__EXERCISE DIRECTIONS__.
Repeat each record exactly as written, and drop any images.
— start PROVIDED MATERIAL —
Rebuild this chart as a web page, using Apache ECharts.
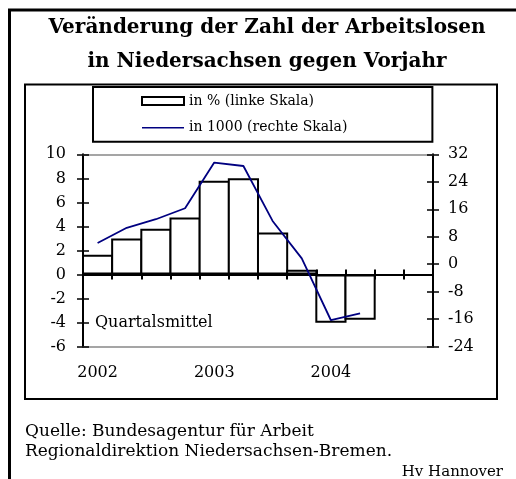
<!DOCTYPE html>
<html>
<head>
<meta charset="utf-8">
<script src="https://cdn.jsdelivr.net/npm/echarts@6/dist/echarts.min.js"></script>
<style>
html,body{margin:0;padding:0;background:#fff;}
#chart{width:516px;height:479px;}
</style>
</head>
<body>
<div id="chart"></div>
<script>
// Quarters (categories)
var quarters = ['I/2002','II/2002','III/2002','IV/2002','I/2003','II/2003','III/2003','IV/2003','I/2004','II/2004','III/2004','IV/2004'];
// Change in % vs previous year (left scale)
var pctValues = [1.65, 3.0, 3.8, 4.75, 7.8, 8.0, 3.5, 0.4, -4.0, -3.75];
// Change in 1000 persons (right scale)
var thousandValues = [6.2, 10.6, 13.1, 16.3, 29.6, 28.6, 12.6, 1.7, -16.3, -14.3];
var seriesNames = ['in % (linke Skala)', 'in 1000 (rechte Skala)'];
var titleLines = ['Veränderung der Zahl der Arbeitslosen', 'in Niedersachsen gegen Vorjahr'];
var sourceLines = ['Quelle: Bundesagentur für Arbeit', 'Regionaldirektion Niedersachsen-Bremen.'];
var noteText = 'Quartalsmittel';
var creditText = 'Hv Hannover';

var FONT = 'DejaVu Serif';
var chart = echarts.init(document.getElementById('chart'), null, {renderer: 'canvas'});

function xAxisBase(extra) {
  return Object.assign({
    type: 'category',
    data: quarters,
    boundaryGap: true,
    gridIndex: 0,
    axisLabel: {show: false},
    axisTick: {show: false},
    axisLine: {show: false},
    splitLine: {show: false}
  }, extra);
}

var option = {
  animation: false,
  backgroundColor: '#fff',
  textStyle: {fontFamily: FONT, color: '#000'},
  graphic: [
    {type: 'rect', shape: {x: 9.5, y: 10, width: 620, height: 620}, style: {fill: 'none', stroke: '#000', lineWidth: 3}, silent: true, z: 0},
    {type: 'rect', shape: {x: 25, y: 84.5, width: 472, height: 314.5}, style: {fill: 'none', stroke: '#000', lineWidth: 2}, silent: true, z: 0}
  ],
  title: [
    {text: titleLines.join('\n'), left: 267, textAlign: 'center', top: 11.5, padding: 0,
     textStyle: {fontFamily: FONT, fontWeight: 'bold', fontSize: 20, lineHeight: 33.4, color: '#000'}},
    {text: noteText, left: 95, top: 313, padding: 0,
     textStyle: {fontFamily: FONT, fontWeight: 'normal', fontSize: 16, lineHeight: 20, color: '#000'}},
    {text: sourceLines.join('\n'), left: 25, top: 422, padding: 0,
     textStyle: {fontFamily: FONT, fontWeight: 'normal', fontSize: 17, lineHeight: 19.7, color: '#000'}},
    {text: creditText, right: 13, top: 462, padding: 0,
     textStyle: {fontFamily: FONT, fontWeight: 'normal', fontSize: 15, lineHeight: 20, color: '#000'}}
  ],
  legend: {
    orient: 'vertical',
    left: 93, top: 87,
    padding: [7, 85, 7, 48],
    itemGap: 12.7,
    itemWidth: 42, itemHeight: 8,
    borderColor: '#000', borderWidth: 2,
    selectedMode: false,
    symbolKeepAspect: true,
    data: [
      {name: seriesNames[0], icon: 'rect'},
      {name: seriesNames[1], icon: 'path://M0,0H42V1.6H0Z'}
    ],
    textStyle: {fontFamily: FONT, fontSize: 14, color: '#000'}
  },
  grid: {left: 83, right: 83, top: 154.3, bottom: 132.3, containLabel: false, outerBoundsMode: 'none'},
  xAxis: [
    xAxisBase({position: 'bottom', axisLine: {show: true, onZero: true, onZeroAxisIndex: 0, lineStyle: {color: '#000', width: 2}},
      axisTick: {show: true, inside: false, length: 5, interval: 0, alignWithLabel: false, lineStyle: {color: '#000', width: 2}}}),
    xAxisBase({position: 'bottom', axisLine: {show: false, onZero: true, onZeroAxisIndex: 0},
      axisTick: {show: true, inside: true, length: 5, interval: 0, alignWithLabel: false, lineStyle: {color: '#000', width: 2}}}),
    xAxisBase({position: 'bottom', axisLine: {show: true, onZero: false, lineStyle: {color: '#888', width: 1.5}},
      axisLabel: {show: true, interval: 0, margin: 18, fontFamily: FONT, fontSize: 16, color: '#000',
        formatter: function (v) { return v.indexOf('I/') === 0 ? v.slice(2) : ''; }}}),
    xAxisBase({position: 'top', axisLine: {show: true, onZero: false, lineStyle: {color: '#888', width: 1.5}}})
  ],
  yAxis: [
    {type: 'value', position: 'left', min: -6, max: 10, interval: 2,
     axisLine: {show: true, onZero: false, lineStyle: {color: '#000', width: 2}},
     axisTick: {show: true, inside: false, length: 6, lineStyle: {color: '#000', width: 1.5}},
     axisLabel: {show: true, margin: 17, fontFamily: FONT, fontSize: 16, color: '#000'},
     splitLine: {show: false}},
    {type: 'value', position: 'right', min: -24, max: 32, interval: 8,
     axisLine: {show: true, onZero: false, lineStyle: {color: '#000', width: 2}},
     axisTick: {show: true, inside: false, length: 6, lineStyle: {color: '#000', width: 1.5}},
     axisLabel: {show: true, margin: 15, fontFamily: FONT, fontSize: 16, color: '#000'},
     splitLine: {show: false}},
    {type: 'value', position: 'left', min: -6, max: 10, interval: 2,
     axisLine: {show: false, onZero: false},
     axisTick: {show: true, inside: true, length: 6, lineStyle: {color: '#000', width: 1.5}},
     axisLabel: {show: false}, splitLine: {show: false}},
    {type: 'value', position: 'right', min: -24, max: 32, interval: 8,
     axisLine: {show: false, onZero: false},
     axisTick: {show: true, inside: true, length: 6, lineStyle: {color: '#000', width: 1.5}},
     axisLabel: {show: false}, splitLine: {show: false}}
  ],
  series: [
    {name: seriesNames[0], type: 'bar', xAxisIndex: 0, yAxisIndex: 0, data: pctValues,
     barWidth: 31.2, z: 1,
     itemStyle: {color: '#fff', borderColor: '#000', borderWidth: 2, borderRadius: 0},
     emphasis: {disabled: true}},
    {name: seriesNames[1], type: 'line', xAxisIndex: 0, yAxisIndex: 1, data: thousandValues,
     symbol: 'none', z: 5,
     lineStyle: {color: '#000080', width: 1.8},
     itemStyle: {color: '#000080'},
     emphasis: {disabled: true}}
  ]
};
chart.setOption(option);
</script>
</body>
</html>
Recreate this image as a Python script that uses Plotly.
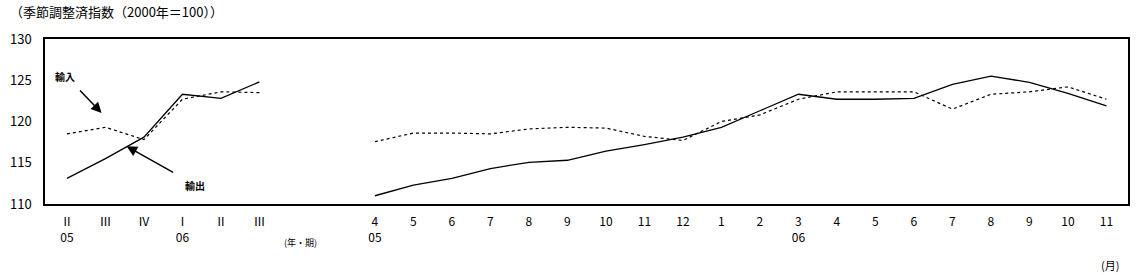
— end PROVIDED MATERIAL —
__RESULT OF THIS EXERCISE__.
Rebuild this chart as a web page, using Apache ECharts.
<!DOCTYPE html>
<html>
<head>
<meta charset="utf-8">
<script src="https://cdn.jsdelivr.net/npm/echarts@6/dist/echarts.min.js"></script>
<style>
html,body{margin:0;padding:0;background:#fff;}
#chart{width:516px;height:479px;}
</style>
</head>
<body>
<div id="chart"></div>
<script>
// Quarters (categories)
var quarters = ['I/2002','II/2002','III/2002','IV/2002','I/2003','II/2003','III/2003','IV/2003','I/2004','II/2004','III/2004','IV/2004'];
// Change in % vs previous year (left scale)
var pctValues = [1.65, 3.0, 3.8, 4.75, 7.8, 8.0, 3.5, 0.4, -4.0, -3.75];
// Change in 1000 persons (right scale)
var thousandValues = [6.2, 10.6, 13.1, 16.3, 29.6, 28.6, 12.6, 1.7, -16.3, -14.3];
var seriesNames = ['in % (linke Skala)', 'in 1000 (rechte Skala)'];
var titleLines = ['Veränderung der Zahl der Arbeitslosen', 'in Niedersachsen gegen Vorjahr'];
var sourceLines = ['Quelle: Bundesagentur für Arbeit', 'Regionaldirektion Niedersachsen-Bremen.'];
var noteText = 'Quartalsmittel';
var creditText = 'Hv Hannover';

var FONT = 'DejaVu Serif';
var chart = echarts.init(document.getElementById('chart'), null, {renderer: 'canvas'});

function xAxisBase(extra) {
  return Object.assign({
    type: 'category',
    data: quarters,
    boundaryGap: true,
    gridIndex: 0,
    axisLabel: {show: false},
    axisTick: {show: false},
    axisLine: {show: false},
    splitLine: {show: false}
  }, extra);
}

var option = {
  animation: false,
  backgroundColor: '#fff',
  textStyle: {fontFamily: FONT, color: '#000'},
  graphic: [
    {type: 'rect', shape: {x: 9.5, y: 10, width: 620, height: 620}, style: {fill: 'none', stroke: '#000', lineWidth: 3}, silent: true, z: 0},
    {type: 'rect', shape: {x: 25, y: 84.5, width: 472, height: 314.5}, style: {fill: 'none', stroke: '#000', lineWidth: 2}, silent: true, z: 0}
  ],
  title: [
    {text: titleLines.join('\n'), left: 267, textAlign: 'center', top: 11.5, padding: 0,
     textStyle: {fontFamily: FONT, fontWeight: 'bold', fontSize: 20, lineHeight: 33.4, color: '#000'}},
    {text: noteText, left: 95, top: 313, padding: 0,
     textStyle: {fontFamily: FONT, fontWeight: 'normal', fontSize: 16, lineHeight: 20, color: '#000'}},
    {text: sourceLines.join('\n'), left: 25, top: 422, padding: 0,
     textStyle: {fontFamily: FONT, fontWeight: 'normal', fontSize: 17, lineHeight: 19.7, color: '#000'}},
    {text: creditText, right: 13, top: 462, padding: 0,
     textStyle: {fontFamily: FONT, fontWeight: 'normal', fontSize: 15, lineHeight: 20, color: '#000'}}
  ],
  legend: {
    orient: 'vertical',
    left: 93, top: 87,
    padding: [7, 85, 7, 48],
    itemGap: 12.7,
    itemWidth: 42, itemHeight: 8,
    borderColor: '#000', borderWidth: 2,
    selectedMode: false,
    symbolKeepAspect: true,
    data: [
      {name: seriesNames[0], icon: 'rect'},
      {name: seriesNames[1], icon: 'path://M0,0H42V1.6H0Z'}
    ],
    textStyle: {fontFamily: FONT, fontSize: 14, color: '#000'}
  },
  grid: {left: 83, right: 83, top: 154.3, bottom: 132.3, containLabel: false, outerBoundsMode: 'none'},
  xAxis: [
    xAxisBase({position: 'bottom', axisLine: {show: true, onZero: true, onZeroAxisIndex: 0, lineStyle: {color: '#000', width: 2}},
      axisTick: {show: true, inside: false, length: 5, interval: 0, alignWithLabel: false, lineStyle: {color: '#000', width: 2}}}),
    xAxisBase({position: 'bottom', axisLine: {show: false, onZero: true, onZeroAxisIndex: 0},
      axisTick: {show: true, inside: true, length: 5, interval: 0, alignWithLabel: false, lineStyle: {color: '#000', width: 2}}}),
    xAxisBase({position: 'bottom', axisLine: {show: true, onZero: false, lineStyle: {color: '#888', width: 1.5}},
      axisLabel: {show: true, interval: 0, margin: 18, fontFamily: FONT, fontSize: 16, color: '#000',
        formatter: function (v) { return v.indexOf('I/') === 0 ? v.slice(2) : ''; }}}),
    xAxisBase({position: 'top', axisLine: {show: true, onZero: false, lineStyle: {color: '#888', width: 1.5}}})
  ],
  yAxis: [
    {type: 'value', position: 'left', min: -6, max: 10, interval: 2,
     axisLine: {show: true, onZero: false, lineStyle: {color: '#000', width: 2}},
     axisTick: {show: true, inside: false, length: 6, lineStyle: {color: '#000', width: 1.5}},
     axisLabel: {show: true, margin: 17, fontFamily: FONT, fontSize: 16, color: '#000'},
     splitLine: {show: false}},
    {type: 'value', position: 'right', min: -24, max: 32, interval: 8,
     axisLine: {show: true, onZero: false, lineStyle: {color: '#000', width: 2}},
     axisTick: {show: true, inside: false, length: 6, lineStyle: {color: '#000', width: 1.5}},
     axisLabel: {show: true, margin: 15, fontFamily: FONT, fontSize: 16, color: '#000'},
     splitLine: {show: false}},
    {type: 'value', position: 'left', min: -6, max: 10, interval: 2,
     axisLine: {show: false, onZero: false},
     axisTick: {show: true, inside: true, length: 6, lineStyle: {color: '#000', width: 1.5}},
     axisLabel: {show: false}, splitLine: {show: false}},
    {type: 'value', position: 'right', min: -24, max: 32, interval: 8,
     axisLine: {show: false, onZero: false},
     axisTick: {show: true, inside: true, length: 6, lineStyle: {color: '#000', width: 1.5}},
     axisLabel: {show: false}, splitLine: {show: false}}
  ],
  series: [
    {name: seriesNames[0], type: 'bar', xAxisIndex: 0, yAxisIndex: 0, data: pctValues,
     barWidth: 31.2, z: 1,
     itemStyle: {color: '#fff', borderColor: '#000', borderWidth: 2, borderRadius: 0},
     emphasis: {disabled: true}},
    {name: seriesNames[1], type: 'line', xAxisIndex: 0, yAxisIndex: 1, data: thousandValues,
     symbol: 'none', z: 5,
     lineStyle: {color: '#000080', width: 1.8},
     itemStyle: {color: '#000080'},
     emphasis: {disabled: true}}
  ]
};
chart.setOption(option);
</script>
</body>
</html>
Recreate this image as a Python script that uses Plotly.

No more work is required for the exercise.